Rows from a dataset:
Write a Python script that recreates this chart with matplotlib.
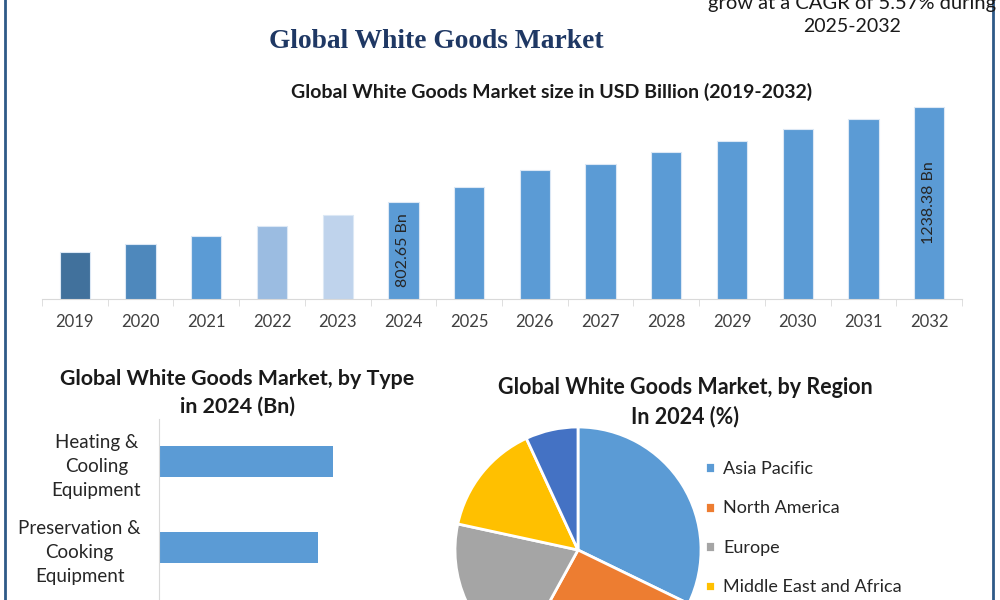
import matplotlib
matplotlib.use("Agg")
import matplotlib.pyplot as plt
import numpy as np
from matplotlib.patches import Circle
from matplotlib.lines import Line2D

plt.rcParams['font.family'] = ['Lato', 'DejaVu Sans']

# market size, USD billion
years = ['2019', '2020', '2021', '2022', '2023', '2024', '2025',
         '2026', '2027', '2028', '2029', '2030', '2031', '2032']
market_size = [573, 610, 648, 691, 744, 802.65, 873,
               948, 976, 1031, 1082, 1136, 1185, 1238.38]
bar_colors = ['#41719C', '#4E88BC', '#5B9BD5', '#9BBCE1', '#BFD3EC'] + ['#5B9BD5'] * 9
labelled_years = {'2024': '802.65 Bn', '2032': '1238.38 Bn'}

# by type, 2024 (Bn)
types = ['Heating &\nCooling\nEquipment', 'Preservation &\nCooking\nEquipment']
type_values = [290, 265]

# by region, 2024 (%)
regions = ['Asia Pacific', 'North America', 'Europe', 'Middle East and Africa', 'South America']
region_share = [32.2, 25.8, 20.4, 14.7, 6.9]
region_colors = ['#5B9BD5', '#ED7D31', '#A5A5A5', '#FFC000', '#4472C4']

W, H = 1000, 600
fig = plt.figure(figsize=(10, 6), dpi=100)
fig.patch.set_facecolor('white')


def fx(px):
    return px / W


def fy(py):
    return 1 - py / H


# decorations at the top edge and the frame
for cx, cy, r in [(237, -54, 62), (656, -46, 58)]:
    fig.patches.append(Circle((fx(cx), fy(cy)), r / W, transform=fig.transFigure,
                              facecolor='#1F4E79', edgecolor='none'))
for x in [4.5, 992.5]:
    fig.lines.append(Line2D([fx(x), fx(x)], [0, 1], transform=fig.transFigure,
                            color='#2E5A87', lw=2))

fig.text(fx(852), fy(8.5), 'grow at a CAGR of 5.57% during', ha='center', va='baseline',
         fontsize=14.5, color='#1a1a1a')
fig.text(fx(852), fy(31.5), '2025-2032', ha='center', va='baseline',
         fontsize=14, color='#1a1a1a')
fig.text(fx(436), fy(42), 'Global White Goods Market', ha='center', va='center',
         fontsize=19.8, fontweight='bold', family='Liberation Serif', color='#1F3864')

# --- top: market size bars ---
ax = fig.add_axes([fx(42), fy(299), fx(962 - 42), (299 - 100) / H])
x = np.arange(len(years))
ax.bar(x, market_size, width=0.46, color=bar_colors, edgecolor='#DCE8F5', linewidth=0.8)
ax.set_ylim(357.7, 357.7 + 199 * 4.587)
ax.set_xlim(-0.5, len(years) - 0.5)
for sp in ['top', 'right', 'left']:
    ax.spines[sp].set_visible(False)
ax.spines['bottom'].set_color('#D9D9D9')
ax.set_yticks([])
ax.set_xticks(x)
ax.set_xticklabels(years, fontsize=12, color='#404040')
ax.tick_params(axis='x', length=0, pad=11)
ax.set_xticks(np.arange(-0.5, len(years)), minor=True)
ax.tick_params(axis='x', which='minor', length=5, color='#D9D9D9')
for i, yr in enumerate(years):
    if yr in labelled_years:
        ax.text(i, (357.7 + market_size[i]) / 2, labelled_years[yr], rotation=90,
                ha='center', va='center', fontsize=11.5, color='#262626')
fig.text(fx(552), fy(92), 'Global White Goods Market size in USD Billion (2019-2032)',
         ha='center', va='center', fontsize=14, fontweight='bold', color='#1a1a1a')

# --- bottom left: by type ---
ax2 = fig.add_axes([fx(159), fy(675.5), fx(281), (675.5 - 419) / H])
ax2.barh(np.arange(len(types)), type_values, height=0.36, color='#5B9BD5')
ax2.set_ylim(2.5, -0.5)
ax2.set_xlim(0, 290 * 281 / 174)
for sp in ['top', 'right', 'bottom']:
    ax2.spines[sp].set_visible(False)
ax2.spines['left'].set_color('#D9D9D9')
ax2.set_xticks([])
ax2.set_yticks(np.arange(len(types)))
ax2.set_yticklabels(types, fontsize=13.5, color='#262626', multialignment='center',
                    linespacing=1.5)
ax2.tick_params(axis='y', length=0, pad=13)
fig.text(fx(237), fy(393), 'Global White Goods Market, by Type\nin 2024 (Bn)',
         ha='center', va='center', fontsize=15.4, fontweight='bold', color='#1a1a1a',
         linespacing=1.45)

# --- bottom right: by region ---
ax3 = fig.add_axes([fx(578 - 123), fy(550 + 123), fx(246), 246 / H])
wedges, _ = ax3.pie(region_share, colors=region_colors, startangle=90, counterclock=False,
                    wedgeprops=dict(edgecolor='white', linewidth=2))
ax3.set_xlim(-1, 1)
ax3.set_ylim(-1, 1)
for w in wedges:
    w.set_clip_on(False)
fig.text(fx(685), fy(402), 'Global White Goods Market, by Region\nIn 2024 (%)',
         ha='center', va='center', fontsize=15.5, fontweight='bold', color='#1a1a1a',
         linespacing=1.4)
fig.legend(wedges, regions, loc='upper left', bbox_to_anchor=(fx(705), fy(461)),
           frameon=False, fontsize=13, handlelength=0.55, handleheight=0.55,
           handletextpad=0.45, labelspacing=1.3, borderpad=0, borderaxespad=0,
           labelcolor='#262626')

fig.savefig('out.png', dpi=100)
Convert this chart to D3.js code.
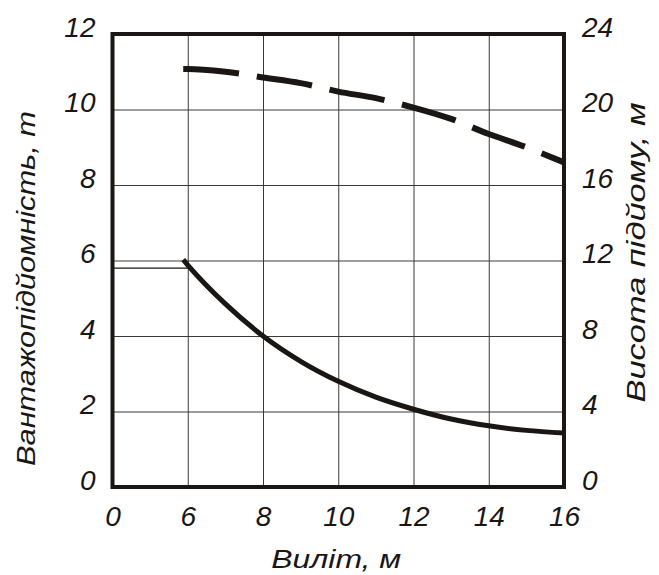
<!DOCTYPE html>
<html>
<head>
<meta charset="utf-8">
<script src="https://cdn.jsdelivr.net/npm/d3@7"></script>
<style>
  body { margin: 0; background: #fff; }
  text { font-family: "Liberation Sans", Arial, sans-serif; font-style: italic; fill: #1a1614; }
</style>
</head>
<body>
<div id="chart"></div>
<script>
// reach, m (the left edge of the frame is a broken axis: value 4 is labelled "0")
var xTicks = [4, 6, 8, 10, 12, 14, 16];
var xLabels = ["0", "6", "8", "10", "12", "14", "16"];
var yTicks = [0, 2, 4, 6, 8, 10, 12];
var y2Ticks = [0, 4, 8, 12, 16, 20, 24];

var reach = [5.88, 6, 7, 8, 9, 10, 11, 12, 13, 14, 15, 16];
var capacity = [6.02, 5.88, 4.85, 4.0, 3.33, 2.8, 2.38, 2.06, 1.8, 1.62, 1.5, 1.43];
var liftHeight = [22.15, 22.15, 22.0, 21.7, 21.4, 20.95, 20.6, 20.1, 19.5, 18.7, 18.0, 17.2];

var capLevel = 5.8;  // short reference line at the left

var margin = {top: 34, right: 95, bottom: 88, left: 112.5},
    outerWidth = 659,
    outerHeight = 575,
    width = outerWidth - margin.left - margin.right,
    height = outerHeight - margin.top - margin.bottom;

var x = d3.scaleLinear().domain([4, 16]).range([0, width]);
var y = d3.scaleLinear().domain([0, 12]).range([height, 0]);
var y2 = d3.scaleLinear().domain([0, 24]).range([height, 0]);

var svg = d3.select("#chart")
    .append("svg")
        .attr("width", outerWidth)
        .attr("height", outerHeight)
    .append("g")
        .attr("transform", "translate(" + margin.left + "," + margin.top + ")");

// grid
svg.append("g")
    .attr("class", "grid")
    .call(d3.axisBottom(x).tickValues(xTicks.slice(1, -1)).tickSize(height).tickFormat(""))
    .call(function(g) { g.select(".domain").remove(); })
    .selectAll("line").attr("stroke", "#3a3a3a").attr("stroke-width", 1);

svg.append("g")
    .attr("class", "grid")
    .call(d3.axisLeft(y).tickValues(yTicks.slice(1, -1)).tickSize(-width).tickFormat(""))
    .call(function(g) { g.select(".domain").remove(); })
    .selectAll("line").attr("stroke", "#3a3a3a").attr("stroke-width", 1);

// short reference line
svg.append("line")
    .attr("x1", x(4)).attr("x2", x(6))
    .attr("y1", y(capLevel)).attr("y2", y(capLevel))
    .attr("stroke", "#1a1614")
    .attr("stroke-width", 1.3);

// tick labels
var xAxis = svg.append("g")
    .attr("transform", "translate(0," + height + ")")
    .call(d3.axisBottom(x).tickValues(xTicks).tickSize(0).tickPadding(19.5)
        .tickFormat(function(d, i) { return xLabels[i]; }));
xAxis.select(".domain").remove();

var yAxis = svg.append("g")
    .call(d3.axisLeft(y).tickValues(yTicks).tickSize(0).tickPadding(17));
yAxis.select(".domain").remove();

var y2Axis = svg.append("g")
    .attr("transform", "translate(" + width + ",0)")
    .call(d3.axisRight(y2).tickValues(y2Ticks).tickSize(0).tickPadding(18));
y2Axis.select(".domain").remove();

svg.selectAll(".tick text")
    .style("font-size", "28px")
    .style("font-family", "'Liberation Sans', Arial, sans-serif")
    .style("font-style", "italic")
    .attr("fill", "#1a1614");
yAxis.selectAll("text").attr("dy", "0.08em");
y2Axis.selectAll("text").attr("dy", "0.08em");

// curves
var capLine = d3.line()
    .x(function(d, i) { return x(reach[i]); })
    .y(function(d) { return y(d); })
    .curve(d3.curveMonotoneX);

var heightLine = d3.line()
    .x(function(d, i) { return x(reach[i]); })
    .y(function(d) { return y2(d); })
    .curve(d3.curveMonotoneX);

svg.append("path")
    .datum(capacity)
    .attr("d", capLine)
    .attr("fill", "none")
    .attr("stroke", "#1a1614")
    .attr("stroke-width", 5);

svg.append("path")
    .datum(liftHeight)
    .attr("d", heightLine)
    .attr("fill", "none")
    .attr("stroke", "#1a1614")
    .attr("stroke-width", 6)
    .attr("stroke-dasharray", "56,18");

// frame
svg.append("rect")
    .attr("width", width)
    .attr("height", height)
    .attr("fill", "none")
    .attr("stroke", "#1a1614")
    .attr("stroke-width", 4);

// axis titles (the original lettering is wider than Liberation Sans, so stretch it)
svg.append("text")
    .attr("x", width / 2 - 2)
    .attr("y", height + 81)
    .attr("text-anchor", "middle")
    .attr("textLength", 130)
    .attr("lengthAdjust", "spacingAndGlyphs")
    .style("font-size", "25px")
    .text("Виліт, м");

svg.append("text")
    .attr("transform", "translate(" + (-margin.left + 35) + "," + (height / 2 + 28) + ") rotate(-90)")
    .attr("text-anchor", "middle")
    .attr("textLength", 355)
    .attr("lengthAdjust", "spacingAndGlyphs")
    .style("font-size", "25px")
    .text("Вантажопідйомність, т");

svg.append("text")
    .attr("transform", "translate(" + (width + 81) + "," + (height / 2 - 8) + ") rotate(-90)")
    .attr("text-anchor", "middle")
    .attr("textLength", 300)
    .attr("lengthAdjust", "spacingAndGlyphs")
    .style("font-size", "25px")
    .text("Висота підйому, м");
</script>
</body>
</html>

→ **Exercise requirements**
Pictures are excluded; extract exactly the lines from the start of the data through the line that holds "return 1 - py / H", both ends included.

→ **Finished exercise**
Write a Python script that recreates this chart with matplotlib.
import matplotlib
matplotlib.use("Agg")
import matplotlib.pyplot as plt
import numpy as np
from matplotlib.patches import Circle
from matplotlib.lines import Line2D

plt.rcParams['font.family'] = ['Lato', 'DejaVu Sans']

# market size, USD billion
years = ['2019', '2020', '2021', '2022', '2023', '2024', '2025',
         '2026', '2027', '2028', '2029', '2030', '2031', '2032']
market_size = [573, 610, 648, 691, 744, 802.65, 873,
               948, 976, 1031, 1082, 1136, 1185, 1238.38]
bar_colors = ['#41719C', '#4E88BC', '#5B9BD5', '#9BBCE1', '#BFD3EC'] + ['#5B9BD5'] * 9
labelled_years = {'2024': '802.65 Bn', '2032': '1238.38 Bn'}

# by type, 2024 (Bn)
types = ['Heating &\nCooling\nEquipment', 'Preservation &\nCooking\nEquipment']
type_values = [290, 265]

# by region, 2024 (%)
regions = ['Asia Pacific', 'North America', 'Europe', 'Middle East and Africa', 'South America']
region_share = [32.2, 25.8, 20.4, 14.7, 6.9]
region_colors = ['#5B9BD5', '#ED7D31', '#A5A5A5', '#FFC000', '#4472C4']

W, H = 1000, 600
fig = plt.figure(figsize=(10, 6), dpi=100)
fig.patch.set_facecolor('white')


def fx(px):
    return px / W


def fy(py):
    return 1 - py / H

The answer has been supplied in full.